SELLING VEGETABLES IN SHINING INDIA


SELLING VEGETABLES IN SHINING INDIA

 

Image result for Cartoon of a vegetable vendor

There was a time when the villages such as Uttarahalli and Konankunte were outside the jurisdiction of Bangalore Municipality as the Bangalore Mahanagara Palike was then known as.

I remember a milk woman who used to come walking all the way from the village in the morning carrying on her head, along with milk, freshly harvested Avrekai (Sema peas) and huge, fleshy tomatoes (all organic) in a shallow wicker basket and deliver it to our house on Bull Temple Road, every day in the season. My mother-in law used to serve her hot, strong, sweet, milky coffee in a silver tumbler. After drinking it, she would freshen herself, rest for a while and head back to her village, again on foot.  Both the Avrekai and the tomatoes were free, on the house. There used to be a leisurely pace about the whole transaction.

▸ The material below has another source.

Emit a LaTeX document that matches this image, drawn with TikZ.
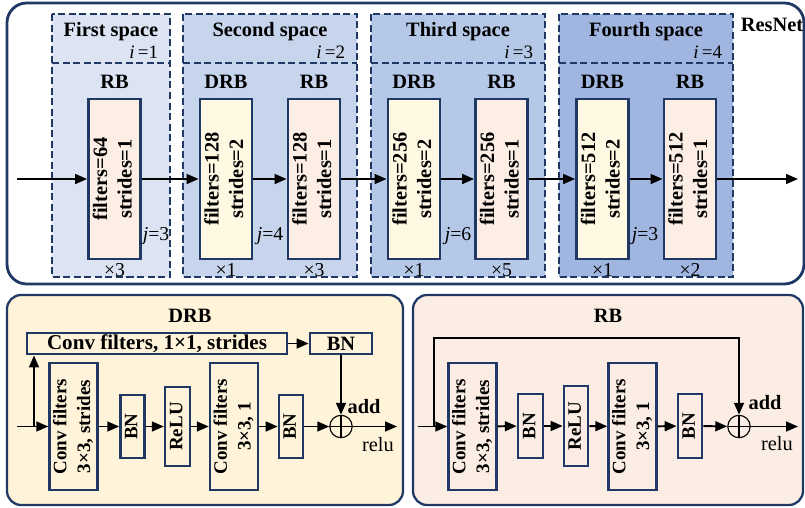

At that time, even the sellers of vegetables on the streets of Bangalore (mostly women) would carry their ware in flat baskets balanced on their heads with a small cushion made of towel to stabilise it. They had their regular customers and would supply their requirements in absolutely no hurry.

A little later came the vendors with push carts- hired or own, displaying a wider variety of vegetables neatly arranged. Coming in midmorning hours or late afternoons, they would call out their stuff in such loud tones that the housewife or the cooks had all the time to come out, buy what they wanted and pay for it. Even if the housewife went inside to get the money, they had all the patience to wait. Some of the menfolk started selling greens in the mornings by balancing a basket on their cycles. Depending on whether he is pushing the cycle or riding it, the housewife would manage to catch him and make purchases.

But, of late, with India taking on extra shine, a man, obviously more affluent (could be the grower himself) comes selling greens on a motorbike. Catching him is really a very complicated matter. When he rides his bike up the road, the noise the engine makes and the speed at which he goes, it is well-nigh impossible to catch him. When he comes down the road, probably with the engine switched off to save petrol, there is a slight chance of catching up with him. Even then I have to adjust my co-ordinates to synch with his and tune and time my voice to shout exactly in the instant he crosses my gate. Even if I miss by a second, he will be far gone, beyond my physical capabilities to catch him.

But what baffled me more one day was onions and potatoes being sold on a moving one tonner! With their driver away from our vision and the assistant’s calling muffled by the sound of the vehicle, how do they expect us, the consumers, to spot them beforehand and stop them in time to make purchases?

Recently floating markets have opened up (like Dal lake ones?) to make vegetable purchasing an aquatic pleasure.

In the dazzling shine India has acquired, I would not be surprised if the vegetables are sold in aerial vehicles in the near future catering to the multi-storied flats at their own level, like aerial fuelling of aeroplanes in flight.